Normalement, les Tunisiens ne devaient pas revivre le cauchemar des étés 2022, 2023 et 2024, et les fameuses mesures de restriction de l’eau censées aider à rationaliser la consommation et à mieux gérer la pénurie liée au manque de précipitations. Des dizaines de milliers de ménages du sud et du centre du pays avaient dû vivre dans une précarité hydrique engendrée par le manque de pluie et aggravée par les mesures de rationnement qui ont réduit le quotidien des gens à des préoccupations primitives qui consistent à remplir seaux et bouteilles dès que cela est rendu possible. La délivrance ? Cela dépendra des capacités de la société nationale de l’exploitation et de la distribution de l’eau (SONEDE) à assurer la régularité et la fluidité du ravitaillement. Parce que, côté quantité, l’on peut dire que nous nous sommes (momentanément !) sortis de «la zone rouge». Le spectre de la soif qui a longuement plané sur nos têtes commence à se dissiper au fur et à mesure de l’amélioration du taux de remplissage des barrages qui, à un moment donné, se sont transformés en de vastes champs de boues offrant un triste spectacle de désolation.

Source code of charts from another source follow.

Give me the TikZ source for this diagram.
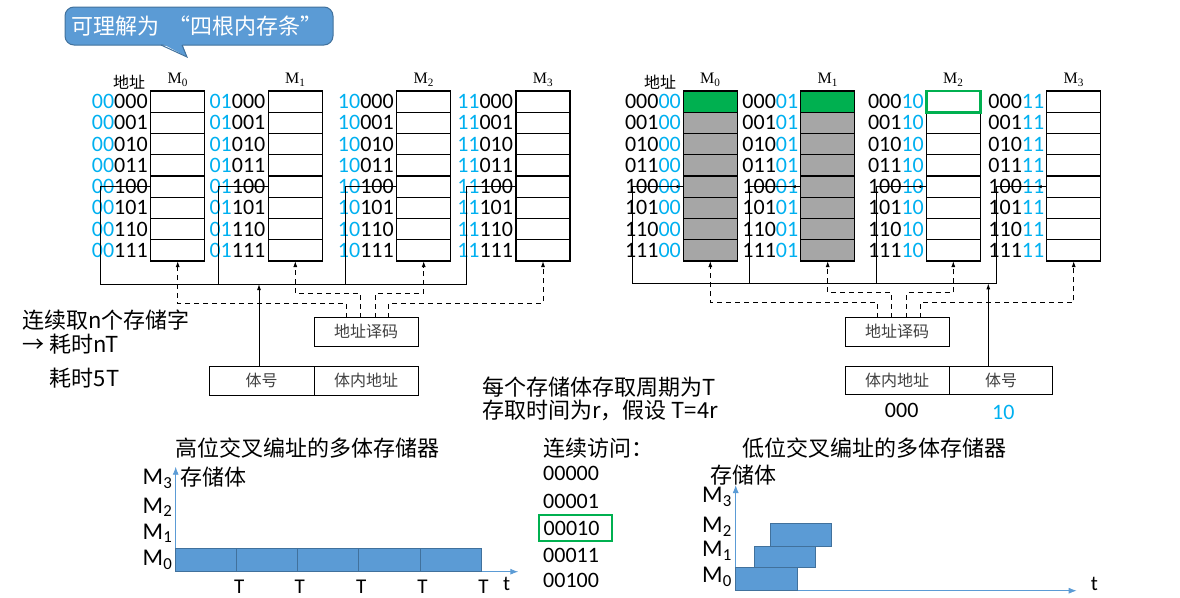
\documentclass[tikz,border=0pt]{standalone}
\usepackage{fontspec}
\setmainfont{Carlito}
\newfontfamily\cjk{Noto Sans CJK SC}
\newfontfamily\tms{Liberation Serif}
\usepackage{tikz}
\usetikzlibrary{calc, positioning, arrows.meta}

\definecolor{hiblue}{RGB}{0,176,240}
\definecolor{bubble}{RGB}{91,155,213}
\definecolor{bubbleline}{RGB}{65,113,156}
\definecolor{cellgreen}{RGB}{0,176,80}
\definecolor{cellgray}{RGB}{166,166,166}
\definecolor{labgray}{RGB}{64,64,64}

\tikzset{
	cell/.style={draw, line width=1.1pt, minimum width=54pt, minimum height=21.25pt, inner sep=0, outer sep=0, anchor=north west},
	addr/.style={font=\fontsize{22}{22}\selectfont, inner sep=0, anchor=east},
	mlab/.style={font=\tms\fontsize{16}{16}\selectfont, inner sep=0},
	boxlab/.style={draw, line width=1pt, minimum height=28.3pt, inner sep=0, outer sep=0, anchor=north west, text=labgray, font=\cjk\fontsize{16}{16}\selectfont},
	cn/.style={font=\cjk\fontsize{22}{26}\selectfont, inner sep=0, anchor=west},
	num/.style={font=\fontsize{22}{22}\selectfont, inner sep=0, anchor=west},
	chm/.style={font=\fontsize{24}{24}\selectfont, inner sep=0},
	tlab/.style={font=\fontsize{21}{21}\selectfont, inner sep=0},
	uparr/.style={-{Latex[length=6pt,width=4pt]}},
	ctrl/.style={dash pattern=on 5pt off 4pt, uparr},
	taxis/.style={bubble, line width=0.9pt, -{Latex[length=8pt,width=6pt]}},
	tbar/.style={fill=bubble, draw=bubbleline, line width=0.8pt}
}

\begin{document}
\begin{tikzpicture}[x=1pt, y=-1pt, line width=1pt]
	\useasboundingbox (0,0) rectangle (1180,597);

	%callout
	\draw[fill=bubble, draw=bubbleline, rounded corners=9pt] (65,7) rectangle (333,45);
	\fill[bubble] (161,43) -- (187,57) -- (182,43) -- cycle;
	\draw[bubbleline] (161,45) -- (187,57) -- (182,45);
	\node[cn, anchor=center, text=white] (note) at (197,26) {可理解为\hspace{0.45em}“四根内存条”\hspace{0.45em}};

	%high-order interleaved banks
	\node[mlab, font=\cjk\fontsize{16}{16}\selectfont] (haddr) at (129,82) {地址};
	\foreach \k/\bx/\vx/\hi in {0/150.7/100/00, 1/268.3/218/01, 2/396.7/345.5/10, 3/516/466.5/11}{
		\foreach \i/\lo in {0/000,1/001,2/010,3/011,4/100,5/101,6/110,7/111}{
			\node[cell] (h\k-\i) at (\bx,91+21.25*\i) {};
			\node[addr] (ha\k-\i) at ($(h\k-\i.west)+(-2.5,0)$) {\textcolor{hiblue}{\hi}\lo};
		}
		\node[mlab] (hm\k) at ($(h\k-0.north)+(0,-11)$) {M\textsubscript{\k}};
		\coordinate (hv\k) at (\vx,284);
		\draw (h\k-4.west) -| (hv\k);
	}
	\draw (hv0) -- (hv3);

	%decoder and address register (high-order)
	\node[boxlab, minimum width=104.3pt] (hdec) at (314,317.7) {地址译码};
	\node[boxlab, minimum width=104.7pt] (hnum) at (209.3,366.7) {体号};
	\node[boxlab, minimum width=104.3pt] (hoff) at (hnum.north east) {体内地址};
	\coordinate (hin) at (259,366.7);
	\draw[uparr] (hin) -- (hin |- hv0);
	\foreach \k/\dx/\dy in {0/32.7/14.4, 1/46.3/24.4, 2/61.3/24.4, 3/74.5/14.4}{
		\draw[ctrl] ($(hdec.north west)+(\dx,0)$) -- ++(0,-\dy) -| (h\k-7.south);
	}

	%low-order interleaved banks
	\node[mlab, font=\cjk\fontsize{16}{16}\selectfont] (laddr) at (660,82.7) {地址};
	\foreach \k/\bx/\vx/\hi/\tc/\rc in {0/683.3/632/00/cellgreen/cellgray, 1/800.7/749.3/01/cellgreen/cellgray, 2/926.3/876.7/10/white/white, 3/1046.7/996.7/11/white/white}{
		\foreach \i/\lo in {0/000,1/001,2/010,3/011,4/100,5/101,6/110,7/111}{
			\ifnum\i=0 \def\fc{\tc}\else\def\fc{\rc}\fi
			\node[cell, fill=\fc] (l\k-\i) at (\bx,91+21.25*\i) {};
			\node[addr] (la\k-\i) at ($(l\k-\i.west)+(-2,0)$) {\lo\textcolor{hiblue}{\hi}};
		}
		\node[mlab] (lm\k) at ($(l\k-0.north)+(0,-11)$) {M\textsubscript{\k}};
		\coordinate (lv\k) at (\vx,283.3);
		\draw (l\k-4.west) -| (lv\k);
		\draw[-{Latex[length=4pt,width=3.5pt]}] (l\k-4.west) -- ++(-9,0);
	}
	\draw[cellgreen, line width=2.5pt] (l2-0.north west) rectangle (l2-0.south east);
	\draw (lv0) -- (lv3);

	%decoder and address register (low-order)
	\node[boxlab, minimum width=104.3pt] (ldec) at (845,317.7) {地址译码};
	\node[boxlab, minimum width=104.3pt] (loff) at (845,366) {体内地址};
	\node[boxlab, minimum width=103.4pt] (lnum) at (loff.north east) {体号};
	\coordinate (lin) at (988.3,366);
	\draw[uparr] (lin) -- (lin |- lv0);
	\foreach \k/\dx/\dy in {0/32.7/15, 1/46.7/25, 2/61.7/25, 3/75/15}{
		\draw[ctrl] ($(ldec.north west)+(\dx,0)$) -- ++(0,-\dy) -| (l\k-7.south);
	}
	\node[num, anchor=center] (loffv) at (901.7,410) {000};
	\node[num, anchor=center, text=hiblue] (lnumv) at (1003.3,412) {10};

	%notes
	\node[cn] (seq) at (21.7,320) {连续取n个存储字};
	\node[cn] (cost) at (21.7,344.3) {→ 耗时nT};
	\node[cn] (five) at (49.3,377.7) {耗时5T};
	\node[cn] (cyc) at (481.7,386.7) {每个存储体存取周期为T};
	\node[cn] (acc) at (481.7,410) {存取时间为r，假设 T=4r};

	%high-order timing chart
	\node[cn] (htitle) at (175,448.3) {高位交叉编址的多体存储器};
	\node[cn] (hbank) at (180,476.7) {存储体};
	\draw[taxis] (175.7,571.7) -- (175.7,466.7);
	\draw[taxis] (175.7,571.7) -- (518.3,571.7);
	\foreach \x [count=\n, remember=\x as \lx (initially 175.7)] in {236.7,297.3,358.7,420,481}{
		\draw[tbar] (\lx,548.3) rectangle (\x,571.7);
		\node[tlab] (ht\n) at (\x+2.5,586.7) {T};
	}
	\node[tlab] (htt) at (506.7,584) {t};
	\foreach \k/\y in {0/560,1/533.3,2/507.3,3/479}{
		\node[chm] (hc\k) at (157.5,\y) {M\textsubscript{\k}};
	}

	%sequential accesses
	\node[cn] (seqacc) at (542.7,448.3) {连续访问：};
	\node[num] (a0) at (542.7,473.3) {00000};
	\node[num] (a1) at (542.7,501) {00001};
	\node[num, draw=cellgreen, line width=2pt, text width=64pt, align=left, inner xsep=4.4pt, minimum height=25.7pt] (a2) at (538.3,528) {00010};
	\node[num] (a3) at (542.7,555) {00011};
	\node[num] (a4) at (542.7,580) {00100};

	%low-order timing chart
	\node[cn] (ltitle) at (741.7,448.3) {低位交叉编址的多体存储器};
	\node[cn] (lbank) at (710,475) {存储体};
	\draw[taxis] (735.7,590.7) -- (735.7,485);
	\draw[taxis] (735.7,590.7) -- (1076.7,590.7);
	\draw[tbar] (735.7,567.7) rectangle (797.3,590.7);
	\draw[tbar] (754.3,546) rectangle (815.7,567.7);
	\draw[tbar] (770.7,523.3) rectangle (831.7,546);
	\node[tlab] (ltt) at (1094.3,584) {t};
	\foreach \k/\y in {0/576.7,1/550.7,2/526.7,3/496.7}{
		\node[chm] (lc\k) at (717,\y) {M\textsubscript{\k}};
	}

\end{tikzpicture}
\end{document}
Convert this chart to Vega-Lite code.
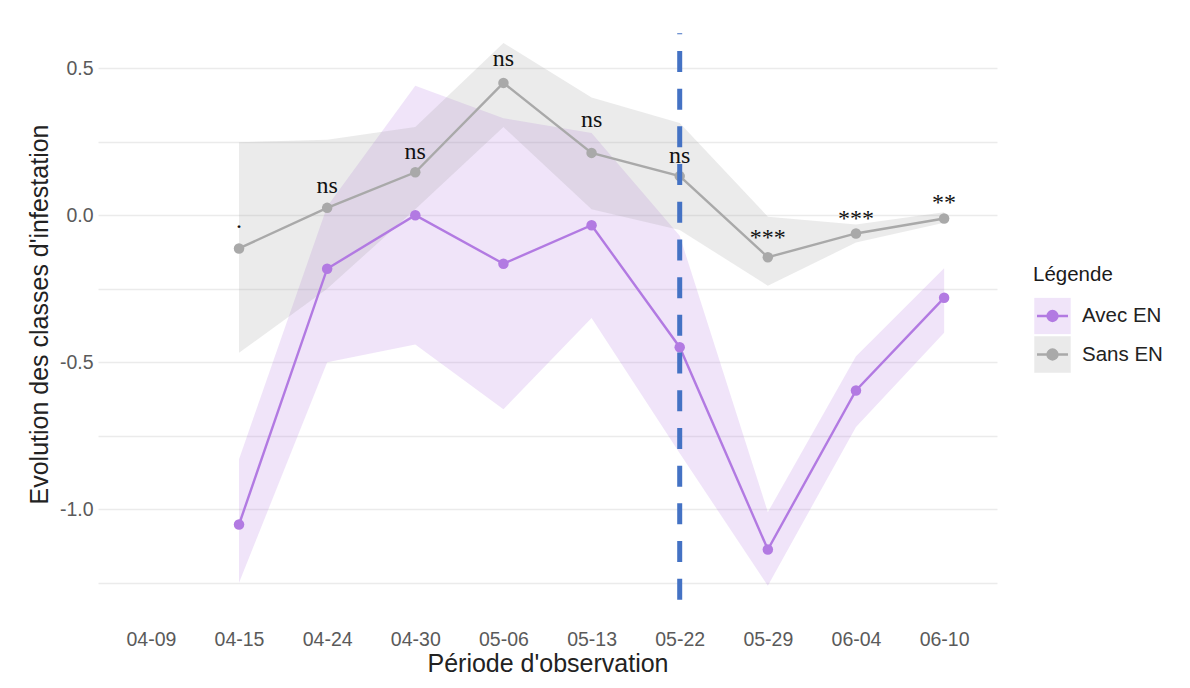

Après de longues années de sécheresse, la donne a bel et bien changé et les pluies qui n’ont presque pas cessé de ravitailler généreusement les réserves hydriques depuis l’hiver, ont permis de passer d’un stress hydrique aigu à une situation beaucoup plus confortable. Des hauteurs du nord-ouest aux plaines du centre en passant par le Cap-Bon jusqu’aux régions côtières du sud, les pluies ont contribué au ravitaillement des principaux barrages stratégiques et à ressusciter plusieurs rivières à sec. Le bulletin journalier diffusé par la direction générale des barrages et des grands travaux hydrauliques sur la situation hydrique des barrages a fait état, hier, d’un taux de remplissage global de 38,6%. Ce taux s’élève cependant pour frôler 45% dans les barrages du nord dont la capacité initiale de stockage cumulée est de 1,855 milliard de mètres cubes (m3), soit environ 80% des réserves générales des barrages du pays. L’on peut certes se féliciter de ce niveau inédit depuis une très longue période, mais malgré cette amélioration, les ressources globales ne tolèrent pas les excès et incitent à la modération. Osons dire que les craintes d’un été critique sont désormais levées pour la majorité des barrages, mais la vigilance doit rester de mise surtout avec les grandes incertitudes que suscitent les changements climatiques pour le cas de la Tunisie. Les modèles scientifiques employés par les climatologues affirment malheureusement, que les étés vont devenir de plus en plus chauds dans le monde et particulièrement en Tunisie, pays parmi les plus exposés au phénomène du réchauffement du climat dans la Méditerranée.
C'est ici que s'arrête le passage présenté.